1914 5 – 12 de septiembre:
Primera
Batalla de Marne en el suroriente de Francia. Aproximadamente medio
millón de personas murieron. Comienza la guerra de trincheras.
1915 Febrero:
Un
submarino alemán hunde el vapor Lusitania con más de 1.200 pasajeros.
Estados Unidos se escandaliza pues había ciudadanos de ese país.
1915 23 de junio - 7 de julio:
Batalla de Isonzo. Gran ofensiva alemana en Polonia.
1916 19 de julio – 23 de noviembre:
Británicos
y franceses atacan Somme. Los combates dejan un saldo de centenares de
muertos y por primera vez los británicos utilizan tanques de guerra.
1916 21 de noviembre:
Muere el emperador Francisco José. Le sucede Carlos I y Austria-Hungría comienza a dar fuertes señales de crisis.
1917 12 de marzo:
Comienza la revolución rusa. Abdica Nicolás II. Asume el gobierno provisional de Kerensky.
1917 6 de abril:
Estados Unidos declara la guerra a Alemania.
1917 7 de noviembre:
Los bolcheviques toman el poder en Rusia. El gobierno queda en manos de Vladimir Lenin.
1918 3 de marzo:
Tratado de Paz de Brest-Litovsk entre Alemania y Rusia.

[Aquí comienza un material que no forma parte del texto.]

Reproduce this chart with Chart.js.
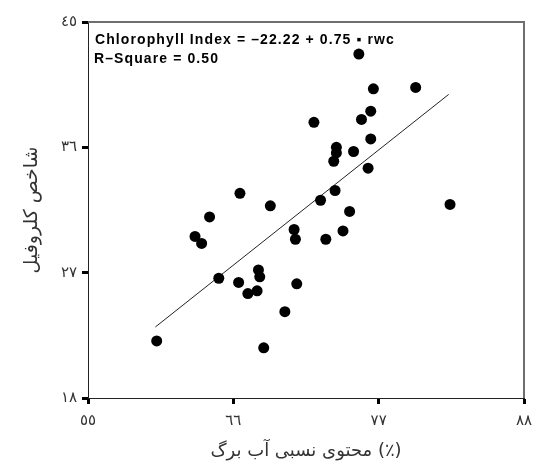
<!DOCTYPE html>
<html>
<head>
<meta charset="utf-8">
<script src="https://cdn.jsdelivr.net/npm/chart.js@4.4.1/dist/chart.umd.min.js"></script>
<style>
    html, body { margin: 0; padding: 0; background: #fff; }
    #wrap { width: 536px; height: 466px; }
</style>
</head>
<body>
<div id="wrap"><canvas id="chart1"></canvas></div>
<script>
// rwc (x) / chlorophyll index (y)
var rwc = [75.5, 76.6, 79.8, 76.4, 75.7, 72.1, 76.4, 73.8, 73.8, 73.6, 75.1, 76.2, 73.7, 72.6, 66.5, 68.8, 64.2, 63.1, 63.6, 74.8,
           74.3, 73.0, 70.6, 70.7, 82.4, 64.9, 66.4, 67.1, 67.8, 67.9, 68.0, 70.8, 69.9, 68.3, 60.2];
var chl = [42.7, 40.2, 40.3, 38.6, 38.0, 37.8, 36.6, 36.0, 35.6, 35.0, 35.7, 34.5, 32.9, 32.2, 32.7, 31.8, 31.0, 29.6, 29.1, 31.4,
           30.0, 29.4, 30.1, 29.4, 31.9, 26.6, 26.3, 25.5, 25.7, 27.2, 26.7, 26.2, 24.2, 21.6, 22.1];

// regression line ends
var fitX = [60.1, 82.3];
var fitY = [23.1, 39.8];

var xTicks = [55, 66, 77, 88];
var yTicks = [18, 27, 36, 45];

var xTitle = 'محتوی نسبی آب برگ (٪)';
var yTitle = 'شاخص کلروفیل';
var noteLines = ['Chlorophyll Index = \u201322.22 + 0.75 \u25AA rwc', 'R\u2013Square = 0.50'];

// arabic-indic digits
function toArabic(n) {
    var d = '٠١٢٣٤٥٦٧٨٩';
    return String(n).replace(/[0-9]/g, function(c){ return d[+c]; });
}

var pts = [];
for (var i = 0; i < rwc.length; i++) pts.push({x: rwc[i], y: chl[i]});
var fit = [];
for (var j = 0; j < fitX.length; j++) fit.push({x: fitX[j], y: fitY[j]});

// top/right frame + equation text
var framePlugin = {
    id: 'frame',
    beforeDatasetsDraw: function(chart) {
        var a = chart.chartArea, ctx = chart.ctx;
        ctx.save();
        ctx.strokeStyle = '#6e6e6e';
        ctx.lineWidth = 2;
        ctx.beginPath();
        ctx.moveTo(a.left, a.top);
        ctx.lineTo(a.right, a.top);
        ctx.lineTo(a.right, a.bottom);
        ctx.stroke();
        ctx.restore();
    },
    afterDatasetsDraw: function(chart) {
        var a = chart.chartArea, ctx = chart.ctx;
        ctx.save();
        ctx.fillStyle = '#000';
        ctx.font = 'bold 14px "Liberation Sans", Arial, sans-serif';
        ctx.letterSpacing = '1.1px';
        ctx.textBaseline = 'middle';
        ctx.fillText(noteLines[0], a.left + 7, a.top + 18);
        ctx.fillText(noteLines[1], a.left + 6, a.top + 37);
        ctx.restore();
    }
};

var ctx = document.getElementById('chart1');
new Chart(ctx, {
    type: 'scatter',
    data: {
        datasets: [{
            data: pts,
            backgroundColor: '#000',
            borderColor: '#000',
            borderWidth: 0,
            pointRadius: 5.5,
            order: 1
        }, {
            type: 'line',
            data: fit,
            borderColor: '#222',
            borderWidth: 1,
            pointRadius: 0,
            fill: false,
            order: 2
        }]
    },
    options: {
        responsive: true,
        maintainAspectRatio: false,
        animation: false,
        layout: { padding: { top: 22, right: 12, left: 0, bottom: 0 } },
        plugins: {
            legend: { display: false },
            tooltip: { enabled: false }
        },
        scales: {
            x: {
                type: 'linear',
                min: 55,
                max: 88,
                afterFit: function(s) { s.height = 68; s.paddingLeft = 0; s.paddingRight = 0; },
                afterBuildTicks: function(s) { s.ticks = xTicks.map(function(v){ return {value: v}; }); },
                border: { display: true, color: '#222', width: 1 },
                grid: { drawOnChartArea: false, drawTicks: true, tickLength: 6, tickWidth: 3, color: '#000' },
                ticks: {
                    padding: 8,
                    color: '#333',
                    font: { family: '"DejaVu Sans", sans-serif', size: 15 },
                    callback: function(v) { return toArabic(v); }
                },
                title: {
                    display: true,
                    text: xTitle,
                    color: '#333',
                    font: { family: '"DejaVu Sans", sans-serif', size: 18 },
                    padding: { top: 0, bottom: 4 }
                }
            },
            y: {
                type: 'linear',
                min: 18,
                max: 45,
                afterFit: function(s) { s.width = 88; },
                afterBuildTicks: function(s) { s.ticks = yTicks.map(function(v){ return {value: v}; }); },
                border: { display: true, color: '#222', width: 1 },
                grid: { drawOnChartArea: false, drawTicks: true, tickLength: 6, tickWidth: 3, color: '#000' },
                ticks: {
                    padding: 5,
                    color: '#333',
                    font: { family: '"DejaVu Sans", sans-serif', size: 15 },
                    callback: function(v) { return toArabic(v); }
                },
                title: {
                    display: true,
                    text: yTitle,
                    color: '#333',
                    font: { family: '"DejaVu Sans", sans-serif', size: 19 },
                    padding: { top: 21, bottom: 0 }
                }
            }
        }
    },
    plugins: [framePlugin]
});
</script>
</body>
</html>
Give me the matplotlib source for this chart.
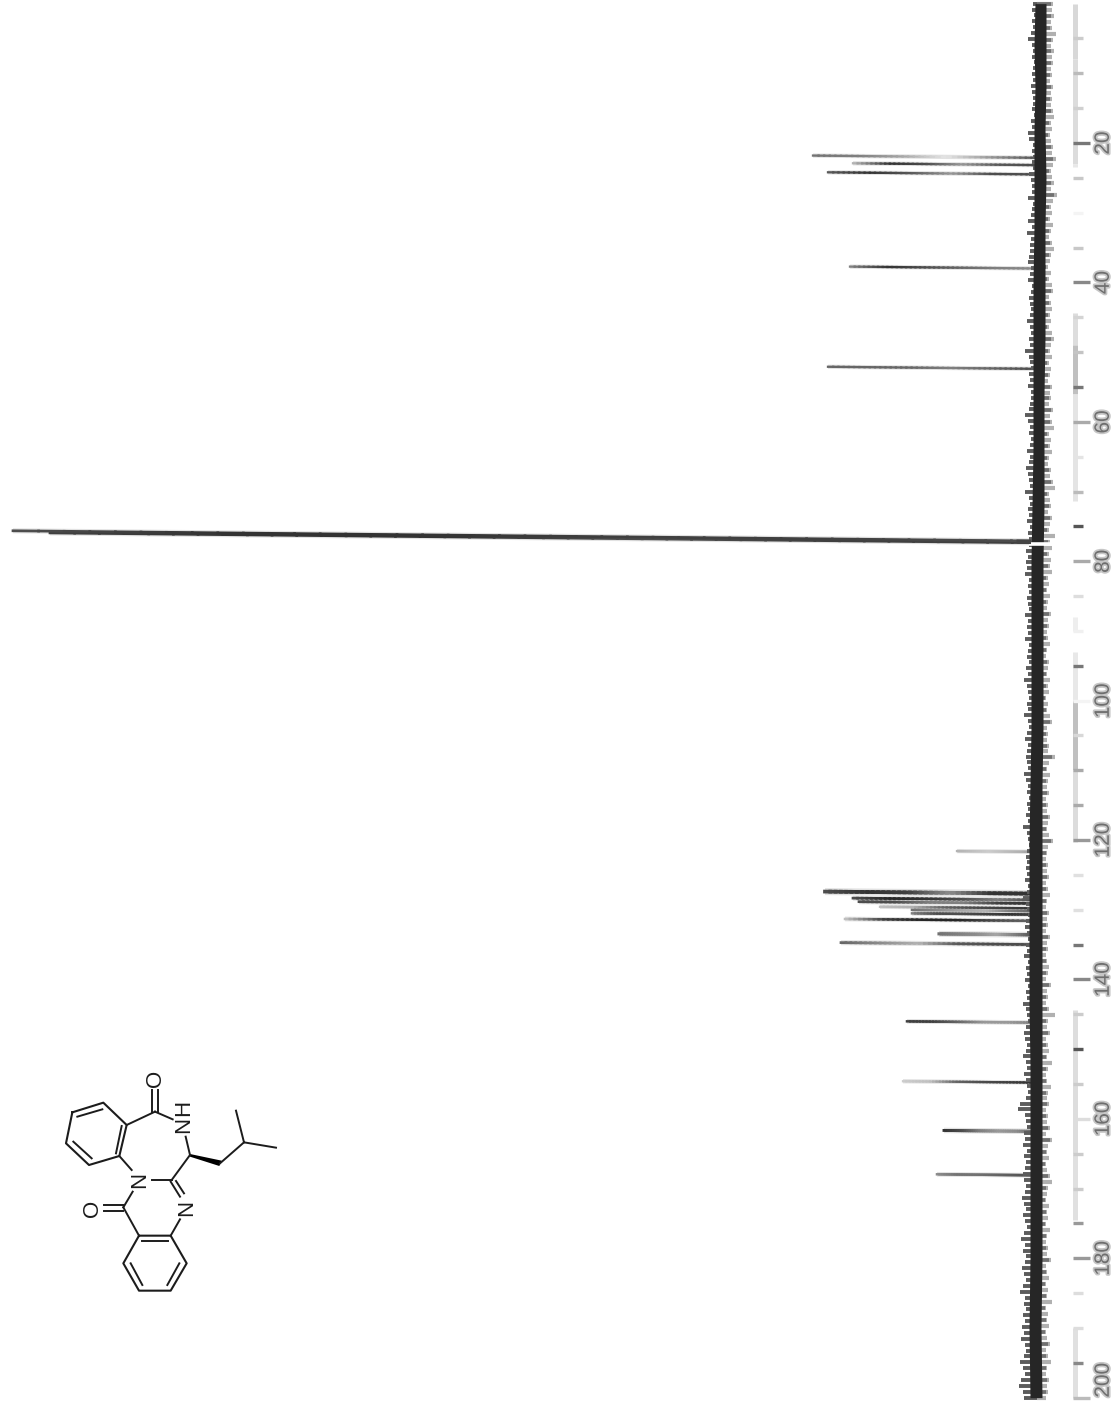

1918 31 de octubre - 19 de noviembre:
Los británicos imponen la derrota en Turquía en Siria, Palestina y Mesopotamia. Turquía pide el armisticio.
1919 5 de enero:
Una oleada de protestas estalla en Berlín y otras ciudades. Europa pide a gritos el fin de la guerra.
1919 28 de junio:
Alemania firma la Paz de Versalles. El Imperio Austro-Húngaro queda dividido en estados independientes.